The appellee sued the appellant on open account for $8,730.53, the amount owing on building supplies. The appellant did not contest the amount of the debt, but *428claimed that it was owed by his corporation and not by the appellant, Roger Goad, as an individual. The jury returned a verdict in the appellee’s favor for $2,569.89. A judgment notwithstanding the verdict was rendered for the full amount of the debt, $8,730.53, plus interest, and the appellant appeals.
The appellee is a supplier of building materials. The appellant, Roger Goad, is a drywall contractor. In April, 1973, Mr. Goad opened an account with the appellee, and they did an active trade for over a year.
On April 1, 1974, Goad Drywall, Inc. was formed. There is evidence that the appellee learned of this incorporation as soon as early May, 1974 and that after his incorporation Mr. Goad paid all of his debts to the appellee by company check. However, it is uncontested that Mr. Goad never requested that his account be changed from an individual to a corporate account. All invoices were made to Mr. Goad as an individual. Never did Mr. Goad complain that the bills or invoices were incorrect.
In July, 1974, with the advent of hard times in the building community, the appellee ceased dealing with Mr. Goad on a credit basis. Suit was later brought for the $8,730.53 due on Mr. Goad’s account. The sole question for jury consideration was whether the debt was owed by Mr. Goad or by his corporation. A jury verdict was returned for $2,569.89, the jury apparently believing that Mr. Goad owed part of the debt and that the corporation owed the remainder. A judgment notwithstanding the verdict was entered for the full amount due and owing.
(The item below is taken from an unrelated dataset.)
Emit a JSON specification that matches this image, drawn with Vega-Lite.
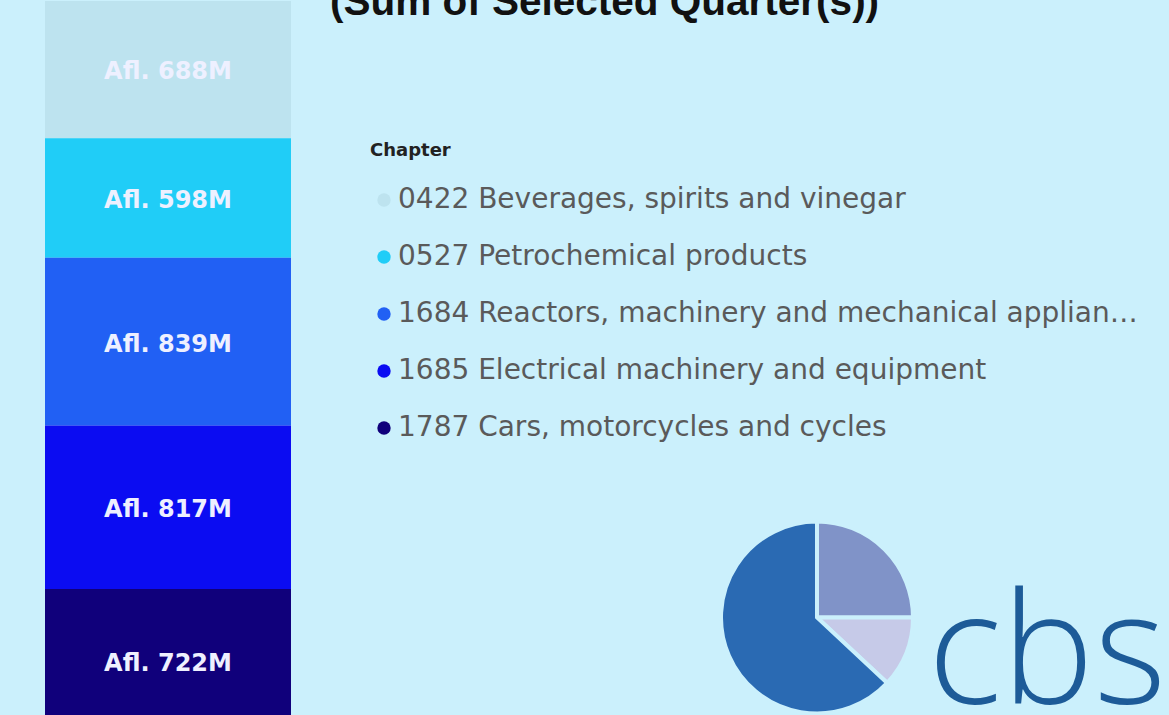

We must affirm the judgment of the court below. There is no evidence from which a jury could conclude that Goad Drywall, Inc., owed anything to the appellee. Simply because Mr. Goad formed a corporation, it was not required that all businesses would automatically cease to deal with Mr. Goad as an individual and begin to deal instead with the corporation. All of the evidence indicates that the appellee intended at all times to deal with Mr. Goad as an individual — not with his limited liability company. In fact, the appellee’s unrebutted testimony shows that if Mr. Goad had requested to transfer his account to the corporation, the appellee’s credit policy *429would have required Mr. Goad personally to guarantee his company’s debts. Thus, the trial judge did not err in granting a judgment n.o.v. See Ross v. Hall County Bd. of Commissioners, 235 Ga. 309 (219 SE2d 380) (1975); Interstate Life &c. Co. v. Upshaw, 134 Ga. App. 394 (214 SE2d 675) (1975); Chrysler Corp. v. Wilson Plumbing Co., 132 Ga. App. 435 (5) (208 SE2d 321) (1974).
Submitted February 4, 1977 Decided February 25, 1977. Flournoy & Still, Richard H. Still, for appellant. David U. Crosby, for appellee.Judgment affirmed.
Quillian, P. J., and Shulman, J., concur.